Quel est le constat que l’on peut dresser aujourd’hui en matière de recherche et d’enseignement supérieur ? En entendant les analyses et les témoignages des différents intervenants (en particulier des enseignants venus de différentes universités d’Europe), on ne peut qu’être frappé par la puissance et la cohérence du programme qui est appliqué, depuis quelques années, dans les différents Etats européens. Ce programme a été édicté lors du sommet de Seattle en 1998 sous la forme de cinq « recommandations » : favoriser la liberté de circulation des étudiants, abandonner les diplômes nationaux, harmoniser les cursus, mettre en place un système de contrôle et d’évaluation de l’enseignement supérieur, diminuer la part des financements publics. La partition a donc été écrite par la gouvernance mondiale. Elle a été mise en musique par les traités européens. Elle est aujourd’hui orchestrée par les Etats-membres, au mépris de la souveraineté des peuples. Peu de citoyens connaissent la partition, qui, il faut bien le dire, est écrite pour être intelligible aux seuls experts. En revanche, on connaît la musique : les traités européens ont pris soin de lui donner des accents mélodieux, propres à séduire les oreilles des habitants du vieux continent. Du programme « Socrate » à « Erasmus », en passant par « Léonard de Vinci », la tonalité est des plus humanistes. La chanson douce a pourtant des accents féroces : mise en place du système LMD, loi LRU sur l’autonomie des universités, remise en question du statut des enseignants-chercheurs, privatisation de la recherche, fétichisation de l’évaluation, passage d’un mode de gouvernement collégial à un mode de gouvernement « managerial » des universités, autant de « réformes » qui préparent la constitution d’un marché de l’enseignement supérieur et de la recherche.

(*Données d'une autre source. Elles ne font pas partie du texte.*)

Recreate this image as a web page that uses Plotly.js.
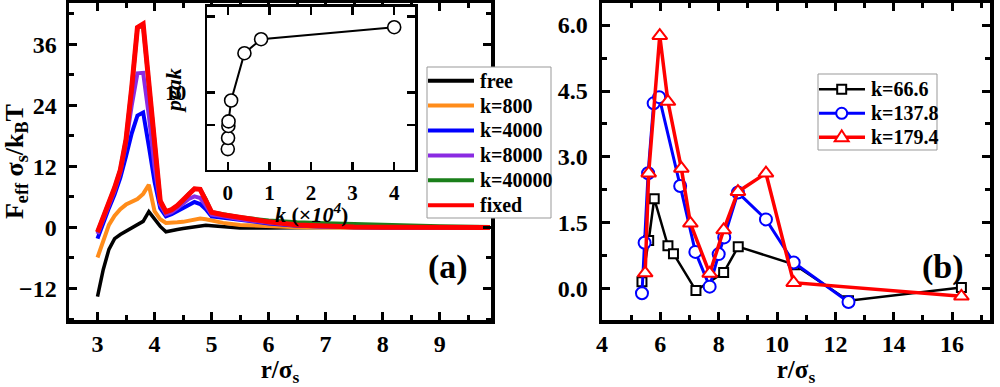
<!DOCTYPE html>
<html><head><meta charset="utf-8">
<script src="https://cdn.plot.ly/plotly-3.0.1.min.js"></script>
<style>html,body{margin:0;padding:0;background:#fff}#chart{width:1000px;height:387px}</style>
</head><body><div id="chart"></div>
<script>
// ---- panel (a) data ----
const rGrid   = [3.0,3.1,3.2,3.3,3.4,3.5,3.6,3.7,3.8,3.9,4.0,4.1,4.2,4.3,4.4,4.5,4.6,4.7,4.8,4.9,5.0,5.2,5.5,6.0,6.5,7.0,7.5,8.0,8.5,9.0,9.88];
const freeY   = [-13.6,-8.3,-4.3,-2.2,-1.4,-0.7,-0.1,0.5,1.2,3.1,1.6,0.2,-0.85,-0.7,-0.4,-0.2,0.0,0.2,0.35,0.45,0.35,0.15,-0.1,-0.1,0,0,0,0,0,0,0];
const k800Y   = [-5.9,-2.5,0.5,2.3,3.6,4.5,5.1,5.6,6.6,8.4,3.2,1.6,0.9,0.9,1.0,1.1,1.3,1.6,1.75,1.6,1.3,0.9,0.5,0.2,0.05,0,0,0,0,0,0];
const k4000Y  = [-2.2,1.0,3.8,6.5,9.8,14,18.5,22.0,22.6,16,9,3.8,2.2,2.6,3.2,3.8,4.5,5.0,4.6,3.6,2.2,1.9,1.4,0.8,0.35,0.1,0.02,0,0,0,0];
const k8000Y  = [-1.3,1.6,4.3,7.2,10.8,16.5,24,30.3,30.4,22,12,4.5,2.6,3.0,3.8,4.6,5.6,6.1,5.8,4.3,2.5,2.2,1.6,0.9,0.4,0.15,0.05,0,0,0,0];
const k40000Y = [-0.9,2.0,4.8,7.8,11.3,17.3,27.5,39.2,39.8,28,15,5.2,3.1,3.5,4.3,5.3,6.6,7.6,7.5,5.5,3.0,2.6,2.0,1.35,1.0,0.85,0.65,0.5,0.4,0.25,0.1];
const fixedY  = [-0.9,2.0,4.8,7.8,11.3,17.3,27.5,39.3,40.0,28,15,5.2,3.1,3.5,4.3,5.3,6.6,7.6,7.5,5.5,3.0,2.5,1.9,1.1,0.5,0.2,0.1,0.05,0,0,0];
const seriesNames  = ['free','k=800','k=4000','k=8000','k=40000','fixed'];
const seriesColors = ['#000000','#ff8c1a','#0000ff','#8a2be2','#1a7f1a','#ff0000'];
// inset
const insetK    = [0, 0.00666, 0.01378, 0.01794, 0.08, 0.4, 0.8, 4];
const insetPeak = [3.0, 3.8, 4.9, 5.4, 8.4, 22.9, 30.8, 39.7];
const insetTickVals = [5, 10, 50];
const insetTickText = [' ', '10', ' '];
// ---- panel (b) data ----
const b66X  = [5.37,5.6,5.79,6.26,6.45,7.22,8.17,8.67,10.6,12.45,16.32];
const b66Y  = [0.16,1.1,2.05,0.98,0.8,-0.04,0.37,0.96,0.55,-0.27,0.03];
const b137X = [5.37,5.46,5.58,5.77,5.96,6.68,7.2,7.69,8.0,8.19,8.66,9.62,10.57,12.45];
const b137Y = [-0.1,1.05,2.63,4.22,4.36,2.34,0.84,0.05,0.79,1.17,2.19,1.58,0.6,-0.3];
const b179X = [5.48,5.6,5.98,6.26,6.72,7.03,7.69,8.17,8.66,9.62,10.57,16.32];
const b179Y = [0.36,2.63,5.76,4.26,2.74,1.49,0.35,1.34,2.21,2.63,0.14,-0.17];
const bNames = ['k=66.6','k=137.8','k=179.4'];
const bColors = ['#000000','#0000ff','#ff0000'];
const bSymbols = ['square','circle','triangle-up'];

const FONT = 'Liberation Serif, Times New Roman, serif';
const W = 1000, H = 387;
const px = x => x / W, py = y => 1 - y / H;

const aY = [freeY,k800Y,k4000Y,k8000Y,k40000Y,fixedY];
const widths = [3.5,4,4,4,4,5];
const traces = [];
aY.forEach((ys,i) => traces.push({
  x: rGrid, y: ys, type:'scatter', mode:'lines', name: seriesNames[i],
  line:{color:seriesColors[i], width:widths[i]}, xaxis:'x', yaxis:'y', showlegend:false
}));
traces.push({x:insetK, y:insetPeak, type:'scatter', mode:'lines+markers', name:'peak',
  line:{color:'#000', width:2}, marker:{symbol:'circle', size:13, color:'#fff', line:{color:'#000', width:1.6}},
  xaxis:'x3', yaxis:'y3', showlegend:false});
const bXs=[b66X,b137X,b179X], bYs=[b66Y,b137Y,b179Y], bW=[2.5,3,3.5], bS=[9,12,13];
bXs.forEach((xs,i)=>traces.push({x:xs,y:bYs[i],type:'scatter',mode:'lines+markers',name:bNames[i],
  line:{color:bColors[i],width:bW[i]},
  marker:{symbol:bSymbols[i],size:bS[i],color:'#fff',line:{color:bColors[i],width:2}},
  xaxis:'x2',yaxis:'y2',showlegend:false}));

const tickF = {family:FONT, size:24, color:'#000', weight:'bold'};
function ax(o){ return Object.assign({showgrid:false, zeroline:false, showline:true, linecolor:'#000', linewidth:3.5,
  mirror:'ticks', ticks:'inside', ticklen:8, tickwidth:3, tickcolor:'#000', tickfont:tickF}, o); }

// legends (drawn as shapes + text)
const shapes = [], annotations = [];
shapes.push({type:'rect', xref:'paper', yref:'paper', x0:px(427), x1:px(551), y0:py(67), y1:py(218),
  fillcolor:'#fff', line:{color:'#999', width:1}, layer:'above'});
seriesNames.forEach((n,i)=>{
  const yy = 80.7 + 24.9*i;
  shapes.push({type:'line', xref:'paper', yref:'paper', x0:px(428), x1:px(474), y0:py(yy), y1:py(yy),
    line:{color:seriesColors[i], width:4}, layer:'above'});
  annotations.push({xref:'paper', yref:'paper', x:px(478), y:py(yy), xanchor:'left', yanchor:'middle',
    text:n, showarrow:false, font:{family:FONT, size:20, color:'#000', weight:'bold'}});
});
shapes.push({type:'rect', xref:'paper', yref:'paper', x0:px(818), x1:px(937), y0:py(74), y1:py(150),
  fillcolor:'#fff', line:{color:'#999', width:1}, layer:'above'});
bNames.forEach((n,i)=>{
  const yy = 89.3 + 24*i;
  shapes.push({type:'line', xref:'paper', yref:'paper', x0:px(819), x1:px(865), y0:py(yy), y1:py(yy),
    line:{color:bColors[i], width:bW[i]}, layer:'above'});
  const cx = 841.7;
  if (i===0) shapes.push({type:'rect', xref:'paper', yref:'paper', x0:px(cx-4.5), x1:px(cx+4.5), y0:py(yy-4.5), y1:py(yy+4.5),
    fillcolor:'#fff', line:{color:bColors[i], width:2}, layer:'above'});
  if (i===1) shapes.push({type:'circle', xref:'paper', yref:'paper', x0:px(cx-5.5), x1:px(cx+5.5), y0:py(yy-5.5), y1:py(yy+5.5),
    fillcolor:'#fff', line:{color:bColors[i], width:2}, layer:'above'});
  if (i===2) shapes.push({type:'path', xref:'paper', yref:'paper',
    path:`M ${px(cx-7)} ${py(yy+4)} L ${px(cx+7)} ${py(yy+4)} L ${px(cx)} ${py(yy-7)} Z`,
    fillcolor:'#fff', line:{color:bColors[i], width:2}, layer:'above'});
  annotations.push({xref:'paper', yref:'paper', x:px(869), y:py(yy), xanchor:'left', yanchor:'middle',
    text:n, showarrow:false, font:{family:FONT, size:20, color:'#000', weight:'bold'}});
});
const C = {xanchor:'center', yanchor:'middle', showarrow:false, xref:'paper', yref:'paper'};
annotations.push(Object.assign({x:px(448), y:py(267), text:'(a)',
  font:{family:FONT, size:34, color:'#000', weight:'bold'}}, C));
annotations.push(Object.assign({x:px(943), y:py(267), text:'(b)',
  font:{family:FONT, size:34, color:'#000', weight:'bold'}}, C));
annotations.push(Object.assign({x:px(173), y:py(91), text:'<i>peak</i>', textangle:-90,
  font:{family:FONT, size:22, color:'#000', weight:'bold'}}, C));
annotations.push(Object.assign({x:px(311), y:py(213), text:'<i>k</i> (×<i>10<sup>4</sup></i>)',
  font:{family:FONT, size:22, color:'#000', weight:'bold'}}, C));

const titleF = {family:FONT, size:26, color:'#000', weight:'bold'};
const xTitleF = {family:FONT, size:25, color:'#000', weight:'bold'};
const layout = {
  width:W, height:H, margin:{l:0,r:0,t:0,b:0}, paper_bgcolor:'#fff', plot_bgcolor:'#fff', showlegend:false,
  xaxis: ax({domain:[0.069,0.491], range:[2.5,9.9], tick0:0, dtick:1, anchor:'y',
    minor:{dtick:0.5, ticks:'inside', ticklen:5, tickwidth:3, tickcolor:'#000'}, ticklabelstandoff:0,
    title:{text:'r/σ<sub>s</sub>', font:xTitleF, standoff:7}}),
  yaxis: ax({domain:[0.173,0.992], range:[-18.2,44.1], tick0:0, dtick:12, anchor:'x',
    minor:{dtick:6, ticks:'inside', ticklen:5, tickwidth:3, tickcolor:'#000'}, ticklabelstandoff:4,
    title:{text:'F<sub>eff</sub> σ<sub>s</sub>/k<sub>B</sub>T', font:titleF, standoff:0}}),
  xaxis2: ax({domain:[0.602,0.990], range:[4,17.3], tick0:0, dtick:2, anchor:'y2',
    minor:{dtick:1, ticks:'inside', ticklen:5, tickwidth:3, tickcolor:'#000'}, ticklabelstandoff:0,
    title:{text:'r/σ<sub>s</sub>', font:xTitleF, standoff:7}}),
  yaxis2: ax({domain:[0.173,0.992], range:[-0.71,6.5], tick0:0, dtick:1.5, tickformat:'.1f', anchor:'x2',
    minor:{dtick:0.75, ticks:'inside', ticklen:5, tickwidth:3, tickcolor:'#000'}, ticklabelstandoff:6}),
  xaxis3: ax({domain:[0.207,0.415], range:[-0.5,4.5], tick0:0, dtick:1, anchor:'y3', linewidth:2.5, tickwidth:2.5,
    tickfont:{family:FONT, size:21, color:'#000', weight:'bold'}, ticklabelstandoff:2}),
  yaxis3: ax({domain:[0.561,0.982], type:'log', range:[0.286,1.785], tickvals:insetTickVals, ticktext:insetTickText, anchor:'x3',
    linewidth:2.5, tickwidth:2.5, tickfont:{family:FONT, size:21, color:'#000', weight:'bold'}, ticklabelstandoff:14}),
  shapes, annotations
};
Plotly.newPlot('chart', traces, layout, {staticPlot:true, displayModeBar:false});
</script></body></html>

Bien sûr, il ne s’agit pas de privatiser immédiatement ces deux secteurs. Les néo-libéraux ne sont pas des têtes brûlées : ils ne tiennent pas à ce que les citoyens descendent dans la rue. Plus habilement, il s’agit de préparer les esprits à l’idée que le chercheur est un entrepreneur (dont la première « recherche » est celle d’un financement), que la recherche doit être « innovante » (c’est-à-dire déboucher sur des brevets), que la formation consiste à produire du « capital humain » (c’est-à-dire des agents économiques qui ne seront jamais instruits de rien mais qui pourront se recycler tout au long de leur vie professionnelle, pour maintenir leur niveau d’employabilité), que l’étudiant est un client (qui achète sur le marché un diplôme dont la valeur dépend du prestige de l’université qui le délivre, prestige qui est lui-même fonction du montant des frais d’inscription), et, surtout, que le savoir est un bien économique.
Comme le montre Christian Laval, l’université est aujourd’hui le théâtre d’une révolution qui transforme radicalement la conception du savoir, ses règles de production et de vérification, mais également sa place dans la vie sociale et dans la culture. Cette révolution est si profonde qu’il convient de parler d’un « nouvel ordre » dans l’enseignement supérieur et la recherche. Il s’agit d’une révolution silencieuse, qui a été préparée dès les années 1990 dans le cadre des instances économiques et financières internationales (OMC, OCDE, etc.) au nom de la nouvelle gouvernance mondiale, et qui a été ensuite relayée par les institutions européennes, dans le cadre, notamment, des traités de Bologne et de Lisbonne. Cette révolution vise à créer une « économie de la connaissance ». Elle implique par conséquent un changement de paradigme. Le savoir n’est plus un bien en soi, mais un bien économique. A l’instar de la santé, il est désormais sommé d’entrer dans ce que Marx appelait la « forme-marchandise ». L’un des principaux effets de ce changement de paradigme a été de déplacer l’instance de légitimation en matière de savoir : les lieux académiques ont été progressivement dépossédés de leur légitimité au profit des institutions financières qui, au niveau mondial, décident désormais des politiques qu’il faut mettre en oeuvre au niveau national.
Tout se passe comme si un véritable rouleau-compresseur était non seulement en train d’uniformiser les politiques des Etats-membres en matière de recherche et d’enseignement supérieur, mais aussi d’éradiquer le modèle qui s’était imposé bon an mal an en Europe sous l’impulsion de l’humanisme puis des Lumières. On assiste par conséquent à une bien curieuse régression : alors que les philosophes du XVIIe siècle n’ont eu de cesse de libérer le savoir des dogmes qui étaient susceptibles de l’aliéner et des tutelles qui étaient susceptibles de l’asservir, les néo-libéraux n’ont aujourd’hui de cesse de l’inféoder à un nouveau dogme, celui du marché et de la compétitivité.